Terry Speed, head of bioinformatics at the Walter and Eliza Hall Institute for Medical Research in Melbourne, Australia, is the recipient of the 2014 Jerome Sacks Award for Cross-Disciplinary Research. Dr. Speed is “a pioneer in the development and application of statistical methods for the analysis of biomedical and genomic data. His work exemplifies the best of applied statistics in cross-disciplinary research and is notable for its creativity, rigor, and relevance.”

Kenneth P. Burnham, retired from US Geological Survey, and currently Professor Emeritus at Colorado State University, is the 2013 Sacks Award winner "for outstanding and influential contributions to statistical ecology with novel methods of inference, data analysis, and computation used throughout the world".

William Q. Meeker, Professor of Statistics and Distinguished Professor of Liberal Arts and Sciences at Iowa State University, received the 2012 Sacks award for "outstanding sustained research that develops, implements, documents, communicates, and teaches statistics for the solution of relevant engineering and cross-disciplinary problems, especially in reliability, accelerated testing, reliability software, degradation data analysis, and statistical methods for nondestructive evaluation."

Emery N. Brown, MD and PhD from MIT and Harvard received the Sacks Award in 2011 for "path-breaking statistical analysis of neuronal data; for the introduction of adaptive filtering/dynamic modeling to explain neuronal firing times; and for a unique role as an MD/Ph.D. working on biomedical problems while maintaining a human studies clinical practice."

In 2010, Sallie Ann Keller from Rice University received the Sacks award at the JSM 2010 reception in Vancouver, British Columbia for "her pioneering work in cross-disciplinary research in reliability and computational technology for complex systems of critical national security and for her leadership in forging research relationships in new areas for statisticians in government and academia.”

Ram Gnanadesikan, formerly with Bell Laboratories and Bellcore, was presented the Sacks Award at JSM 2009 in Washington, DC for "his pioneering work in multivariate data analysis, and for helping people to recognize the importance and the central role of data in statistics".

At JSM 2008 in Denver, CO, the 2008 Sacks Award was presented to John Rice from the University of California at Berkeley "for outstanding, diverse cross-disciplinary contributions to ion channel receptors, energy demand, transportation, astronomy and functional data analysis".

Cliff Spiegelman, from Texas A&M, was awarded the 2007 Sacks Award "for outstanding cross-disciplinary contributions to the statistical sciences, chemometrics, forensics, transportation and environmetrics".

In 2006, Adrian Raftery of the University of Washington received the Sacks Award for "outstanding contributions at the interface of the statistical sciences and the social, environmental and health sciences, as well as methodological research on Bayesian model selection and averaging."

C.F. Jeff Wu of the Georgia Institute of Technology was presented the award in 2005 for "outstanding statistical contributions to the design of experiments and quality improvement, and for bringing sound statistical ideas and applications to the engineering sciences."

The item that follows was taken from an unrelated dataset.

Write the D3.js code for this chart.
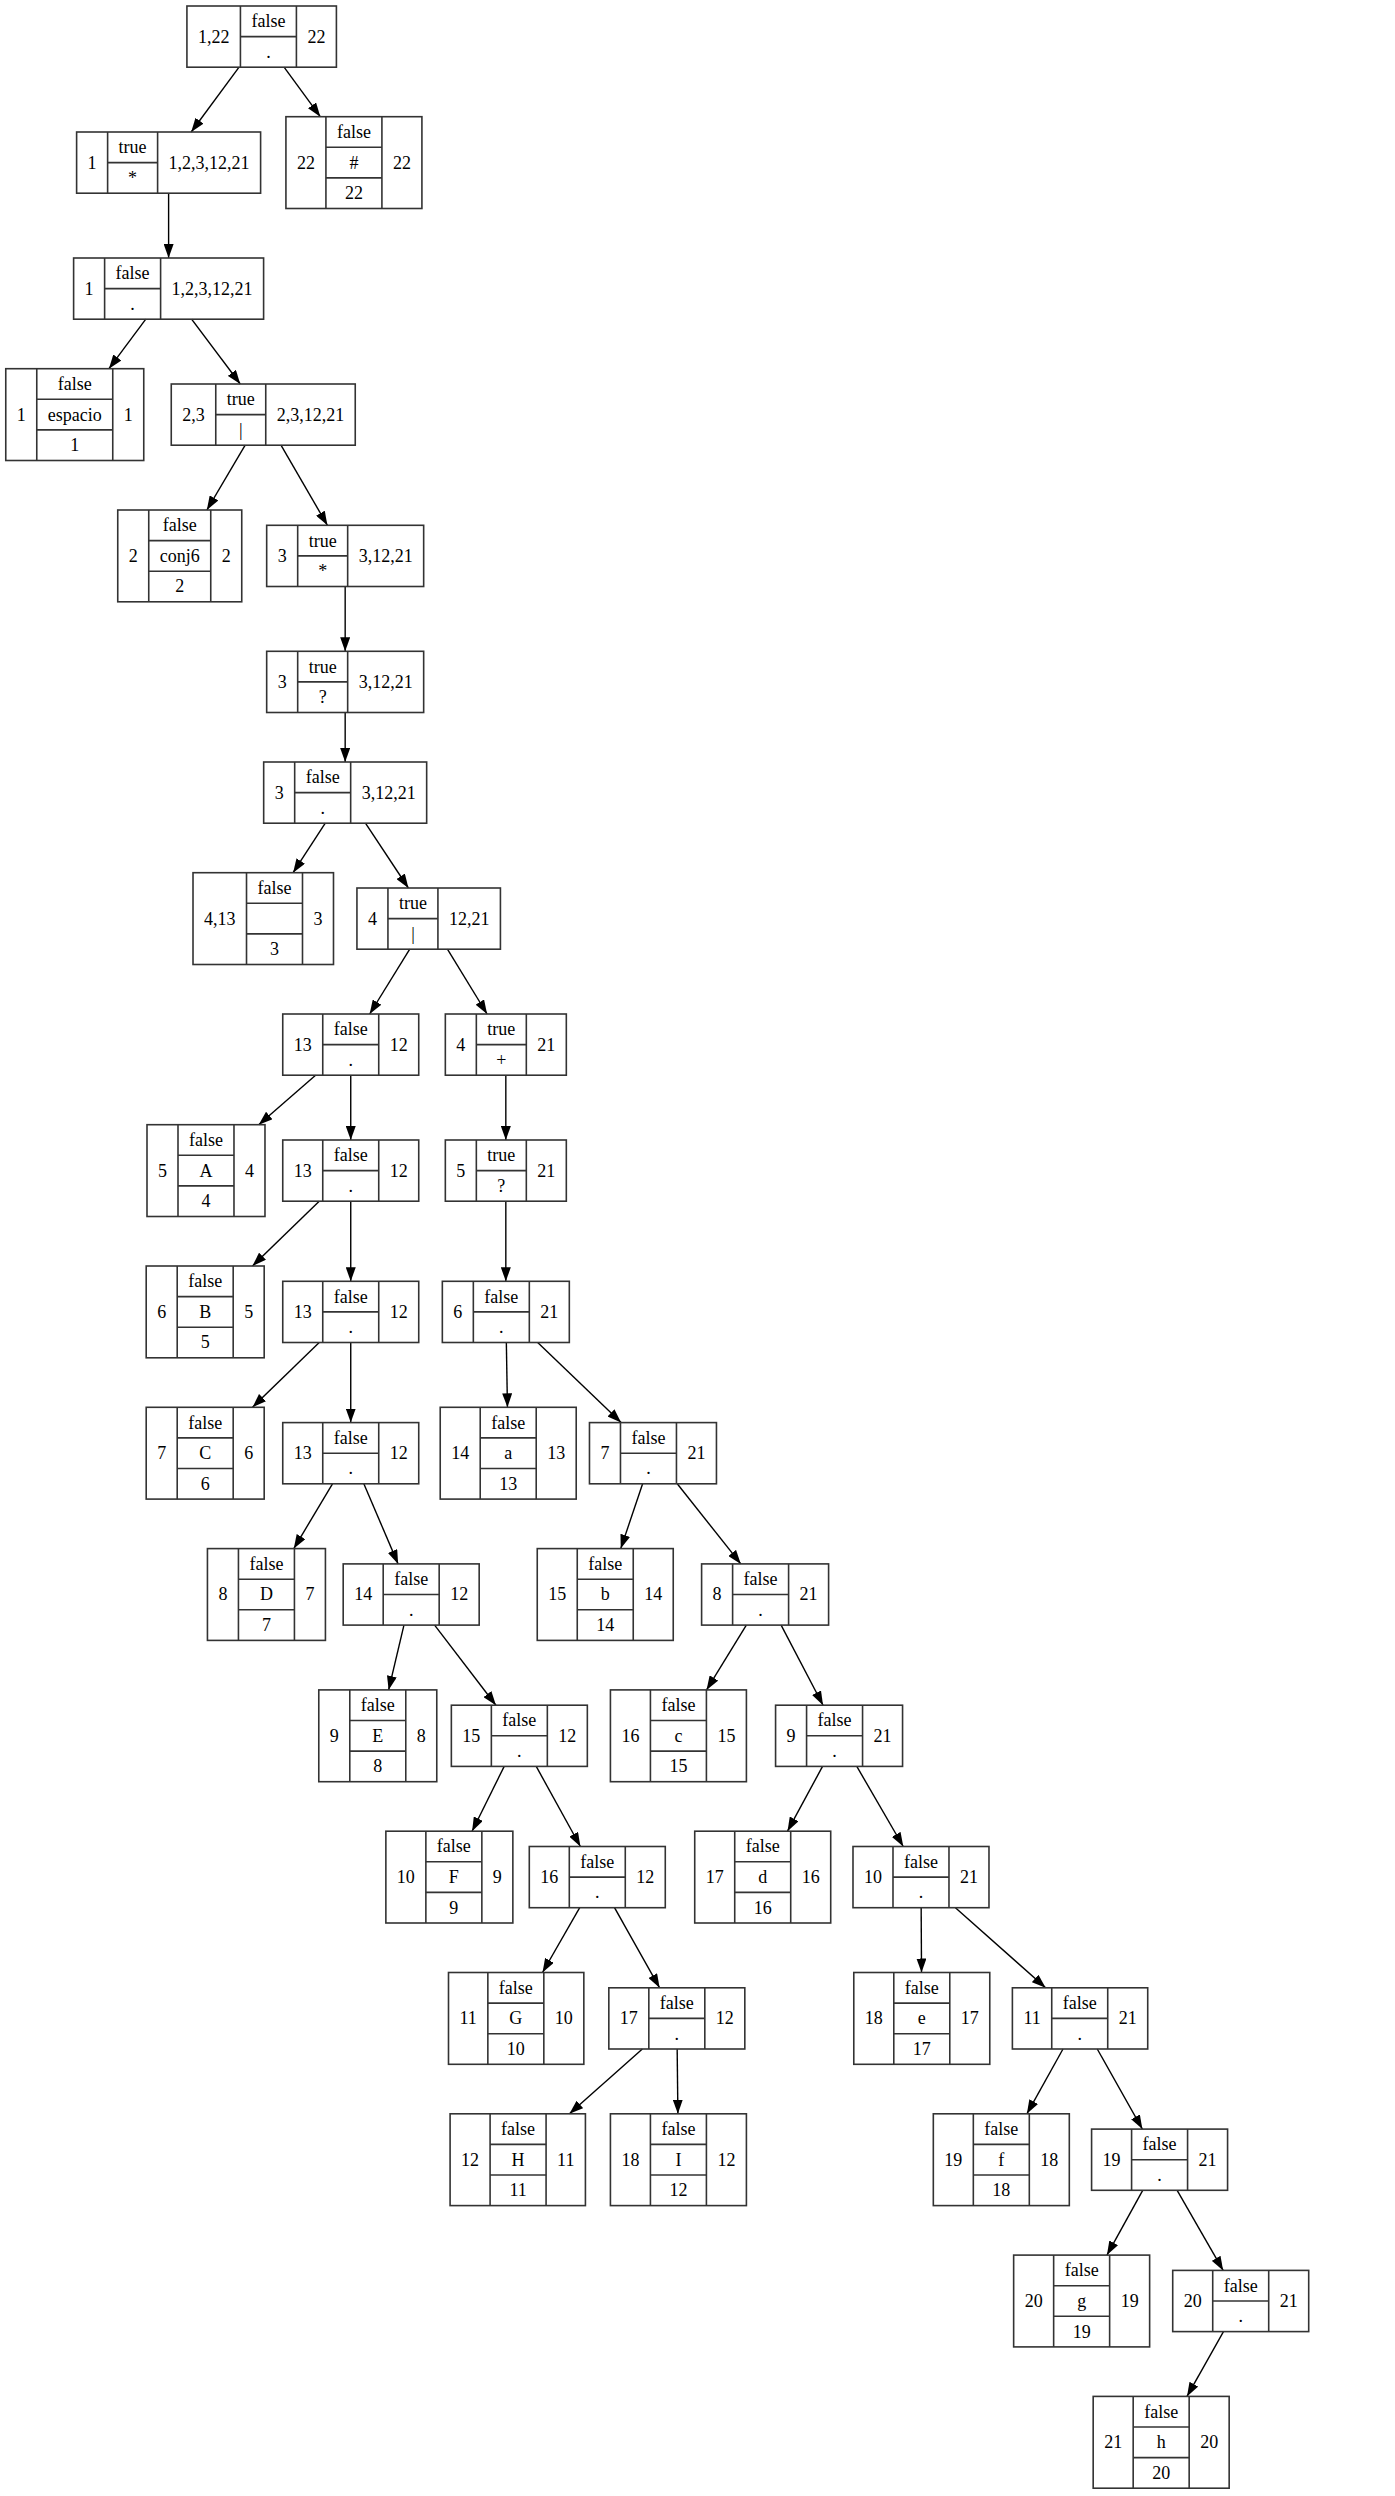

In 2004, Douglas Nychka of the National Center for Atmospheric Research (NCAR) received the award for his "outstanding contributions to the statistical sciences, both theory and practice, atmospheric science, climatology, environmetrics and the geosciences."

The 2003 award was presented to Raymond Carroll of Texas A & M University for his "outstanding cross-disciplinary contributions to the statistical sciences, epidemiology, public health, nutrition, molecular cell biology and environmental toxicology."

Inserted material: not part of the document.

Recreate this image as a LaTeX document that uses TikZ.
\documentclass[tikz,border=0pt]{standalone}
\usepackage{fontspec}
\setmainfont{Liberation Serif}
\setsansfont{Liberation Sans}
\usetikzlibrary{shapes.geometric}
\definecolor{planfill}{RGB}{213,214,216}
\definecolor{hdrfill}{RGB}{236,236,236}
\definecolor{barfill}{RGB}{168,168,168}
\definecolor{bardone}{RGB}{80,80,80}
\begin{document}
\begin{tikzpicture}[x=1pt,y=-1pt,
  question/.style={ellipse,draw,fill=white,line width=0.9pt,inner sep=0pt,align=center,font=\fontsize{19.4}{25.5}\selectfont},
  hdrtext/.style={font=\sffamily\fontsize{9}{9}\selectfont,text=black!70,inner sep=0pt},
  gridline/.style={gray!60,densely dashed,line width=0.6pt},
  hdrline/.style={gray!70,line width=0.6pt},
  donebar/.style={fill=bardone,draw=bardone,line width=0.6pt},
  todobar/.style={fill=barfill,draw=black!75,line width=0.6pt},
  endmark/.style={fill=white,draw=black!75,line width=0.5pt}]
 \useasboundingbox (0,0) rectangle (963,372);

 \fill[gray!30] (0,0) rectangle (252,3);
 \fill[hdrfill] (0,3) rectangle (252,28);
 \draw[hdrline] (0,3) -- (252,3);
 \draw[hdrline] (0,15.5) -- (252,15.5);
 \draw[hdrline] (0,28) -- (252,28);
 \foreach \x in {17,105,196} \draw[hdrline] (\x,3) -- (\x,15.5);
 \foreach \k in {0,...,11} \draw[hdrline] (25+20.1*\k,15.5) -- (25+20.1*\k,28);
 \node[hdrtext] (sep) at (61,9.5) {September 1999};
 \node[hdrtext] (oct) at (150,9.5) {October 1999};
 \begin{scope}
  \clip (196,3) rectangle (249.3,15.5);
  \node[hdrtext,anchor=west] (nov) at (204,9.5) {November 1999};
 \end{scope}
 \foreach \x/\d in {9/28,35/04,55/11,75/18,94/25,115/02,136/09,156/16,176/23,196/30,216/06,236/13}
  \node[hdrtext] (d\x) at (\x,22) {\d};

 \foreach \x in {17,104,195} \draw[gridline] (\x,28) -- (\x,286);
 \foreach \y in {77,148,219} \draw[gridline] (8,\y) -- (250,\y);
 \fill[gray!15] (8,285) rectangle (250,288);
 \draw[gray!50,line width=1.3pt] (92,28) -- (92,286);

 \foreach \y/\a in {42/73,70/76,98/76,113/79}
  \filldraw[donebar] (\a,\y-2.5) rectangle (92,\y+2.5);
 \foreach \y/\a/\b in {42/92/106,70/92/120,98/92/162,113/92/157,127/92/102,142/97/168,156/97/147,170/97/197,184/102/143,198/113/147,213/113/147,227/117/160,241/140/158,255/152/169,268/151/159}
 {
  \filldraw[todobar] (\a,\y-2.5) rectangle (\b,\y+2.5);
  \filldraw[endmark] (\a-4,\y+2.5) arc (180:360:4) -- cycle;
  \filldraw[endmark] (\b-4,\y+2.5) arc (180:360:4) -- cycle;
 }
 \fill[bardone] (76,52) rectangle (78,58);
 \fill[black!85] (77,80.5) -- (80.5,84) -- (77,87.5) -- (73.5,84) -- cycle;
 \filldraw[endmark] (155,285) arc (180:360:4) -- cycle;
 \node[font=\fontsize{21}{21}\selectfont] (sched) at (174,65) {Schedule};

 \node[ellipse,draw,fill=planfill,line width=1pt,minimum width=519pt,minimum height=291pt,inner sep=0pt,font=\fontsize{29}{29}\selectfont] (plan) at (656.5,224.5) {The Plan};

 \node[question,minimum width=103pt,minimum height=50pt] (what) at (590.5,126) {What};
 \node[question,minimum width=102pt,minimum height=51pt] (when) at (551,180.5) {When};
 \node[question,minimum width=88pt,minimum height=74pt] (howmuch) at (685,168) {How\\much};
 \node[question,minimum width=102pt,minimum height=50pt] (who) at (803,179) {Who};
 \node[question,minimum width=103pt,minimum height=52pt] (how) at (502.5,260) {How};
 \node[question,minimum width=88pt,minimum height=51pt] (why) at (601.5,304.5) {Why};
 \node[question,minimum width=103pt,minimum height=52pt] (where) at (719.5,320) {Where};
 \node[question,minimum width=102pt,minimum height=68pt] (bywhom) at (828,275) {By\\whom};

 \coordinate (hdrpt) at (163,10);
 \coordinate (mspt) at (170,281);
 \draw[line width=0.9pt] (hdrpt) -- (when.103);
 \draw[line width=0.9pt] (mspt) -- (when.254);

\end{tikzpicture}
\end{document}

Max Morris of Iowa State University received the 2002 Award, recognizing "outstanding cross-disciplinary contributions to the statistical sciences, engineering, health physics, geology and toxicology."

The inaugural award was presented to Professor Elizabeth Thompson of the University of Washington at the NISS reception at JSM 2001 in Atlanta, for her "sustained, high-quality cross-disciplinary research bridging the statistical sciences and genetics."